Unexpected income, such as tax refunds, bonuses, or asset sales, often gets lumped into broad categories that don’t distinguish between recurring earnings and one-time gains. If a $3,000 tax refund is categorized as “Income,” it can distort cash flow analysis. Instead, labeling it separately under “Tax Refund” or “One-Time Income” prevents inflated projections and ensures that budgeting decisions are based on predictable revenue streams.

Similarly, large but infrequent expenses should be tracked in a way that acknowledges their impact without overstating monthly spending. A $1,200 car repair in June might make auto-related expenses appear excessive when, in reality, it is a rare occurrence. Allocating such costs to a category like “Irregular Auto Expenses” differentiates them from routine fuel and maintenance costs. This method also aids in long-term planning by highlighting areas where an emergency fund or sinking fund might be necessary.

Reviewing Category Assignments Periodically

Spending habits change, making it necessary to reassess how transactions are categorized in Mint. A category structure that worked well a year ago may no longer provide the same level of insight if new expenses emerge or old spending patterns shift.

A useful approach is to conduct a quarterly or biannual review of spending summaries to identify misclassified transactions or outdated categories. If a subscription service was canceled months ago but still has a dedicated category, consolidating it into a broader “Subscriptions” label simplifies reporting. Conversely, if a new recurring expense, such as a gym membership, is consistently grouped under “Miscellaneous,” creating a dedicated category ensures it is properly accounted for in budgeting. This process also helps catch incorrect auto-categorizations, which can occur when Mint mislabels new merchants based on past spending patterns.

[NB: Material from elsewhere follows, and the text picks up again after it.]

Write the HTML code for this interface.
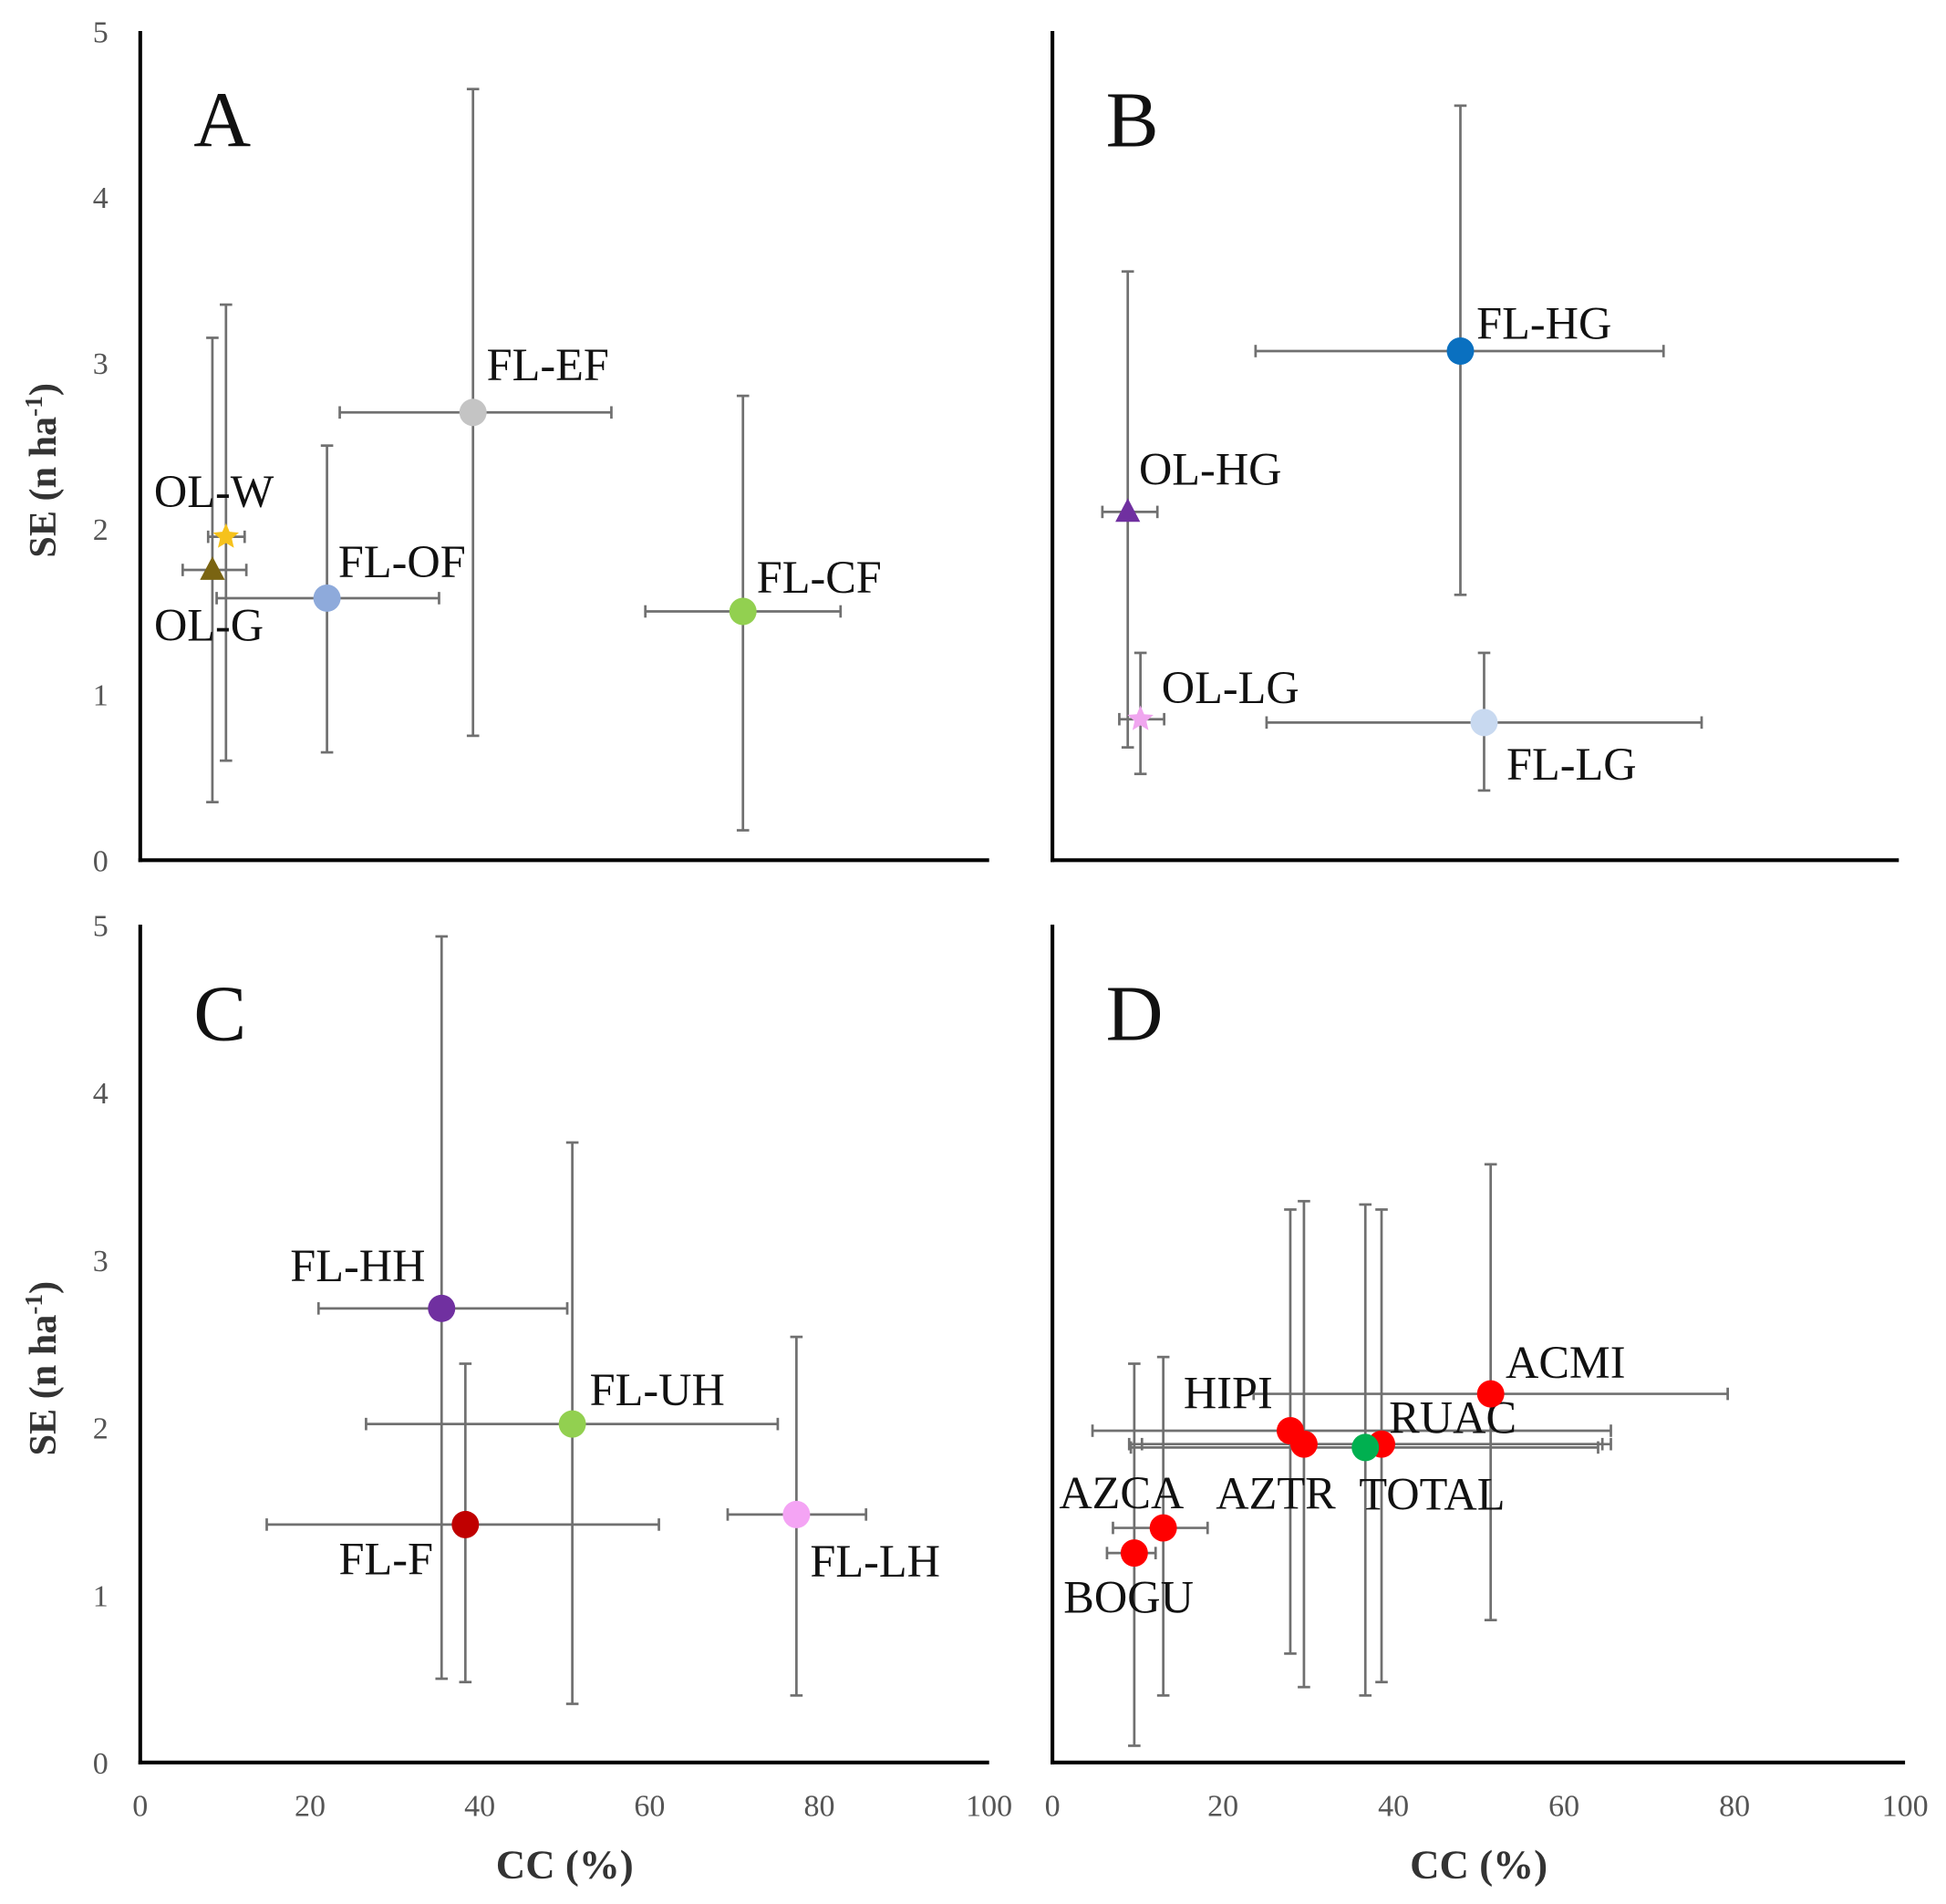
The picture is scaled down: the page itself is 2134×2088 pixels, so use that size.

Financial goals may also change, requiring adjustments to category structures. Someone who recently started investing might find it beneficial to break out “Investments” into subcategories like “Brokerage Contributions” and “Retirement Contributions” to better track long-term financial growth. Similarly, if a household has shifted toward more home-cooked meals, refining food-related categories by distinguishing between “Groceries” and “Meal Prep Services” provides more accurate spending insights. Regularly fine-tuning these classifications ensures that Mint continues to provide meaningful data that aligns with current financial priorities.